> _Aim of the exercise_:
Only the lines from the start of the data through the line containing "0.95, 2.05, 0.67]" should be written out, exactly as they are, with both ends included and the pictures left out.

Code that draws figures:
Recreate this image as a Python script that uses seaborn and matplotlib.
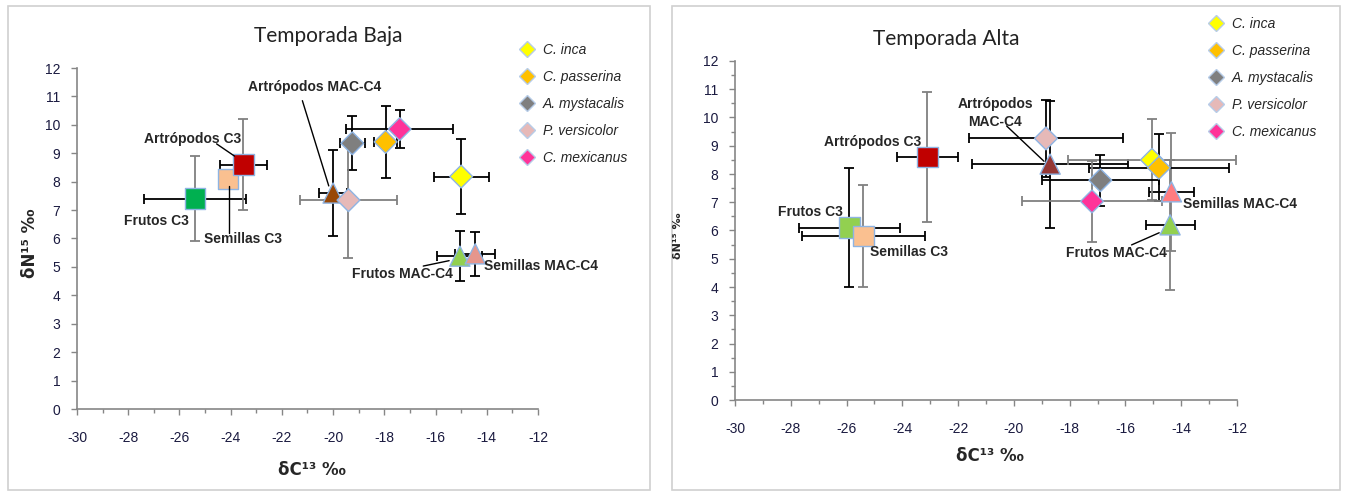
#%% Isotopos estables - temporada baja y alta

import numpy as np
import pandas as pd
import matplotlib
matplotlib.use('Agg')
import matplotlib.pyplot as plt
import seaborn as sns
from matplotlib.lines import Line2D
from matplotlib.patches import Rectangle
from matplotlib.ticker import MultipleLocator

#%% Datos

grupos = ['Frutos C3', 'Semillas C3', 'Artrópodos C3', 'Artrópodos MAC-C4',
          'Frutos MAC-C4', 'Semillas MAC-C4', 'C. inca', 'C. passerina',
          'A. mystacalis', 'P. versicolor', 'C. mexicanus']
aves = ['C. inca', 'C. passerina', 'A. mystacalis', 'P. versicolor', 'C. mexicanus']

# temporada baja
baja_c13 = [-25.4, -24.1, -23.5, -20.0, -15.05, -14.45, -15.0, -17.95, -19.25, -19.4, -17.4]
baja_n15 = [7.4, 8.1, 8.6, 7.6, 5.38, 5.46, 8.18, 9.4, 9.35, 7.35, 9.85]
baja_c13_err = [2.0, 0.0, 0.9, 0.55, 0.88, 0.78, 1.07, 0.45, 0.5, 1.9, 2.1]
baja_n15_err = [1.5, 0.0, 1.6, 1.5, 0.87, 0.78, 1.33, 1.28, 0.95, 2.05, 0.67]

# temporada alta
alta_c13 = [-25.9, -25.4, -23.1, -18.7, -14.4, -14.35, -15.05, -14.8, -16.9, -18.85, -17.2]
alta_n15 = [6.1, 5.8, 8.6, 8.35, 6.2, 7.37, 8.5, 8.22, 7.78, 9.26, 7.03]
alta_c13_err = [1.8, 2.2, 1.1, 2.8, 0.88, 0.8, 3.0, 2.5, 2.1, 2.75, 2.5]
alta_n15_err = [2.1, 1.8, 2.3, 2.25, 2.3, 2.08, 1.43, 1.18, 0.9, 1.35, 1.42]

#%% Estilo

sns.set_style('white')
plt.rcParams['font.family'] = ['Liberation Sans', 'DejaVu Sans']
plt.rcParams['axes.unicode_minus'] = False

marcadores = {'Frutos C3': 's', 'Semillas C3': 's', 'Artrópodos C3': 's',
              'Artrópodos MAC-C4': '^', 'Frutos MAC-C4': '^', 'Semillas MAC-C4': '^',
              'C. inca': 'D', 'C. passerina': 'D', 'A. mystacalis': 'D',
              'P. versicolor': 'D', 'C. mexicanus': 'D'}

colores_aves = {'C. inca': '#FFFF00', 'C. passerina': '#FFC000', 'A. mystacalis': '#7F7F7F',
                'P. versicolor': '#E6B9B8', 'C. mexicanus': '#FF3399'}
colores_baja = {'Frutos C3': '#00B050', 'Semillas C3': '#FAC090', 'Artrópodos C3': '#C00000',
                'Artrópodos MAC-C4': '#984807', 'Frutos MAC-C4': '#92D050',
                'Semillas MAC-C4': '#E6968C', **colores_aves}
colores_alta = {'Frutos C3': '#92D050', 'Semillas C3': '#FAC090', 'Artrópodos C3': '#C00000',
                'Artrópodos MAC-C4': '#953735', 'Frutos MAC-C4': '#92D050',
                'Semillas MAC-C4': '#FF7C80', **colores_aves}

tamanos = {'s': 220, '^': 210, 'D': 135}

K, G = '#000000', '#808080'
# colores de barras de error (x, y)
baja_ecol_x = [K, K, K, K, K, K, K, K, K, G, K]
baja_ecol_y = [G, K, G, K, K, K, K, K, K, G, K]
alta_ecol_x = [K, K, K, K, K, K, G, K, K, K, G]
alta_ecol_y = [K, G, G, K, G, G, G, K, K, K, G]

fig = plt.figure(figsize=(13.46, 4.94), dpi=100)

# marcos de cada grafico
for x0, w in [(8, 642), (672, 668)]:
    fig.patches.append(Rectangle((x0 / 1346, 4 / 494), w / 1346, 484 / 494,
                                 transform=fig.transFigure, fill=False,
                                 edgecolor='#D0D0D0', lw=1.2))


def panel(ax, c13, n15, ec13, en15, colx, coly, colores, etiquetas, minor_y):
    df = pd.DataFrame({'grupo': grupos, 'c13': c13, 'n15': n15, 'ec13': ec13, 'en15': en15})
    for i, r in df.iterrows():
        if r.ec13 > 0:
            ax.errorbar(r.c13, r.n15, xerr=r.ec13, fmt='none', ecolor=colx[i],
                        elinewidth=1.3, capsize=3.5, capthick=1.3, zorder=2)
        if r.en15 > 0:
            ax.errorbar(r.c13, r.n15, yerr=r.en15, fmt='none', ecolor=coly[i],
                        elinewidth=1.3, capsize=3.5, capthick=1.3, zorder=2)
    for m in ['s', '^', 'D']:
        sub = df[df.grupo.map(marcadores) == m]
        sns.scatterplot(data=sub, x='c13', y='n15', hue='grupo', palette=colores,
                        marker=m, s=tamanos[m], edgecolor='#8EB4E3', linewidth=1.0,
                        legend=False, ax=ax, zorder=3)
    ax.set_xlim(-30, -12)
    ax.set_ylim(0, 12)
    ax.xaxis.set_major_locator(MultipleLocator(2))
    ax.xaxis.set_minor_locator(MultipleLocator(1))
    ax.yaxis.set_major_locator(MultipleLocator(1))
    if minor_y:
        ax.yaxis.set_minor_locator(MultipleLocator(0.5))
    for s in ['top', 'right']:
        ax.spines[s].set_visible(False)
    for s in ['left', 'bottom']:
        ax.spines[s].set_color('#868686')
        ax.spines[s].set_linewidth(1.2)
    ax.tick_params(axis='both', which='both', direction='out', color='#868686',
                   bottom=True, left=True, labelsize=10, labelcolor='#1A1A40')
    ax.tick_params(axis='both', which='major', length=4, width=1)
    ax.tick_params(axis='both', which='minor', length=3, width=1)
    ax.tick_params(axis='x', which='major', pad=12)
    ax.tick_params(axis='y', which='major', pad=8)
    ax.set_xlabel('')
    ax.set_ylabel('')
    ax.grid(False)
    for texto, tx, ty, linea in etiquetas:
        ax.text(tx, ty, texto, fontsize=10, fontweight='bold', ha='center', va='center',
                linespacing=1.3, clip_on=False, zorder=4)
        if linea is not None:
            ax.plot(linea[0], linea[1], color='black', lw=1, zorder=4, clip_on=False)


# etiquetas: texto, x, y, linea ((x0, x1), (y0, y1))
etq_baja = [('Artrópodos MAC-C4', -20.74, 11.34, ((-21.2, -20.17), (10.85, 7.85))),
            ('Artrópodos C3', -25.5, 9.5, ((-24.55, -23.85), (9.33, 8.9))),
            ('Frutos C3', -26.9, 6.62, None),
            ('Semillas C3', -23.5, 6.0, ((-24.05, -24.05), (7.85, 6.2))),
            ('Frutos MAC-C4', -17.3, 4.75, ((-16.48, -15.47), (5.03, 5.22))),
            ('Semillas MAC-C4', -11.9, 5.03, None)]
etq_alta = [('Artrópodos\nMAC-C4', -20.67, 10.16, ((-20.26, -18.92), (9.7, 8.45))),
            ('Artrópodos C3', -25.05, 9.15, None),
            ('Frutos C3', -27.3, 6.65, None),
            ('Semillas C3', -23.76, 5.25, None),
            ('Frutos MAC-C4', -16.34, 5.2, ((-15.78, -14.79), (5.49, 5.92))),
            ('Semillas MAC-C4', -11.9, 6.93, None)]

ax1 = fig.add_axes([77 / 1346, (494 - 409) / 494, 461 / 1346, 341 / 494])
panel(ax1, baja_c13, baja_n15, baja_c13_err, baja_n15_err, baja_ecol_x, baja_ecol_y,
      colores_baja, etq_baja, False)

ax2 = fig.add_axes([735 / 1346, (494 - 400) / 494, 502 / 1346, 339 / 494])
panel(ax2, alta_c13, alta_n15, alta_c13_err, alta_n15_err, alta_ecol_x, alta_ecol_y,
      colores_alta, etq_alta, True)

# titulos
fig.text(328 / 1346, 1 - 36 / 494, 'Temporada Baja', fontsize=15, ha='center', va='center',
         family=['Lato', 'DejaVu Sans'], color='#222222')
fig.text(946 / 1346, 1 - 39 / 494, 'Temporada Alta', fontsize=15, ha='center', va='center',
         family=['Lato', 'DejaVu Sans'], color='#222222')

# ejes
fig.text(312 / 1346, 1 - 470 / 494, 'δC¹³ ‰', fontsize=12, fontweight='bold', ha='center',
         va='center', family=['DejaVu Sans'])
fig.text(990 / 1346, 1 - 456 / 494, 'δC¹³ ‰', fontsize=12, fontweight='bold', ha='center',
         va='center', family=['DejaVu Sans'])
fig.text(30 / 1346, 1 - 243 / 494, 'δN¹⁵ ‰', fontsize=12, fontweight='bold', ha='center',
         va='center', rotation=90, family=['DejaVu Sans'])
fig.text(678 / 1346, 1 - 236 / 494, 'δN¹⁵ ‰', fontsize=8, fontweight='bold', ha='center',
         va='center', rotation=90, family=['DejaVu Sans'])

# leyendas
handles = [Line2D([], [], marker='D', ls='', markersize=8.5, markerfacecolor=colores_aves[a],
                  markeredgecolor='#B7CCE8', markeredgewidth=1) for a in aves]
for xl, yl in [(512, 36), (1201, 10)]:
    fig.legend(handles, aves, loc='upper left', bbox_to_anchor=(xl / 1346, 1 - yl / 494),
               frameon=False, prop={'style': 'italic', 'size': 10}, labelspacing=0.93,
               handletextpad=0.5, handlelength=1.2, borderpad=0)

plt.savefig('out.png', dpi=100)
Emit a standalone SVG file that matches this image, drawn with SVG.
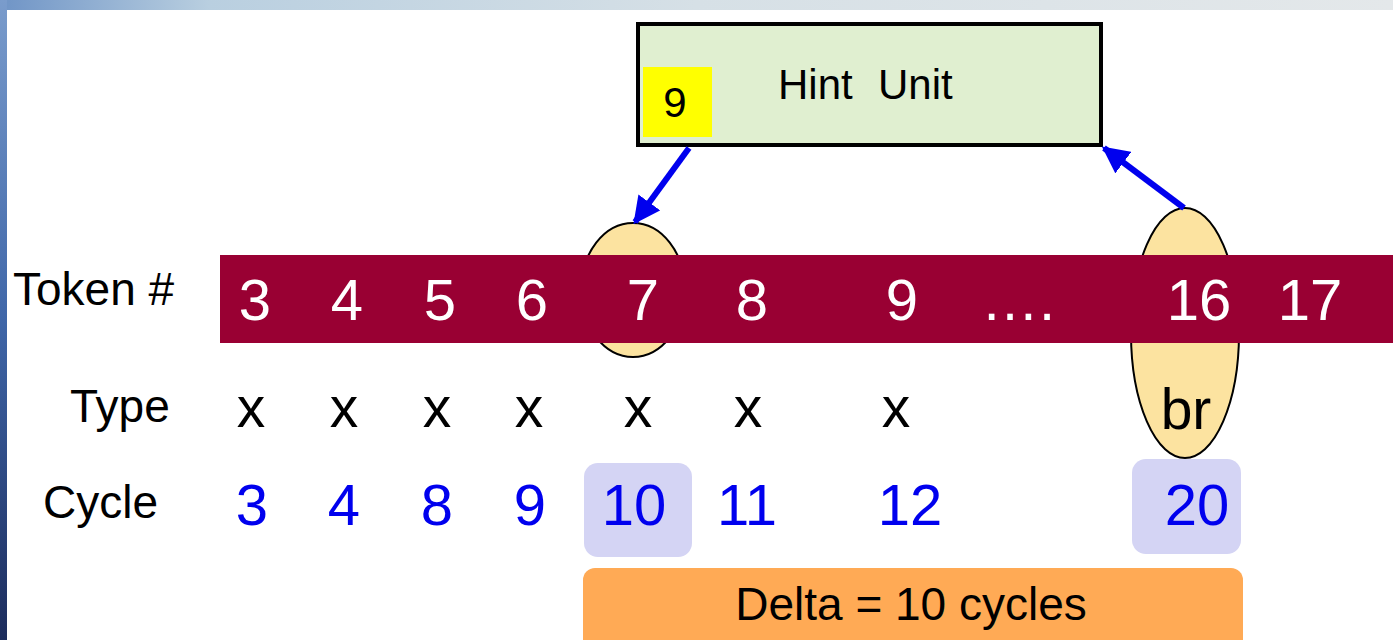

> _Correct answer_:
Recreate this image as a Python script that uses seaborn and matplotlib.
#%% Isotopos estables - temporada baja y alta

import numpy as np
import pandas as pd
import matplotlib
matplotlib.use('Agg')
import matplotlib.pyplot as plt
import seaborn as sns
from matplotlib.lines import Line2D
from matplotlib.patches import Rectangle
from matplotlib.ticker import MultipleLocator

#%% Datos

grupos = ['Frutos C3', 'Semillas C3', 'Artrópodos C3', 'Artrópodos MAC-C4',
          'Frutos MAC-C4', 'Semillas MAC-C4', 'C. inca', 'C. passerina',
          'A. mystacalis', 'P. versicolor', 'C. mexicanus']
aves = ['C. inca', 'C. passerina', 'A. mystacalis', 'P. versicolor', 'C. mexicanus']

# temporada baja
baja_c13 = [-25.4, -24.1, -23.5, -20.0, -15.05, -14.45, -15.0, -17.95, -19.25, -19.4, -17.4]
baja_n15 = [7.4, 8.1, 8.6, 7.6, 5.38, 5.46, 8.18, 9.4, 9.35, 7.35, 9.85]
baja_c13_err = [2.0, 0.0, 0.9, 0.55, 0.88, 0.78, 1.07, 0.45, 0.5, 1.9, 2.1]
baja_n15_err = [1.5, 0.0, 1.6, 1.5, 0.87, 0.78, 1.33, 1.28, 0.95, 2.05, 0.67]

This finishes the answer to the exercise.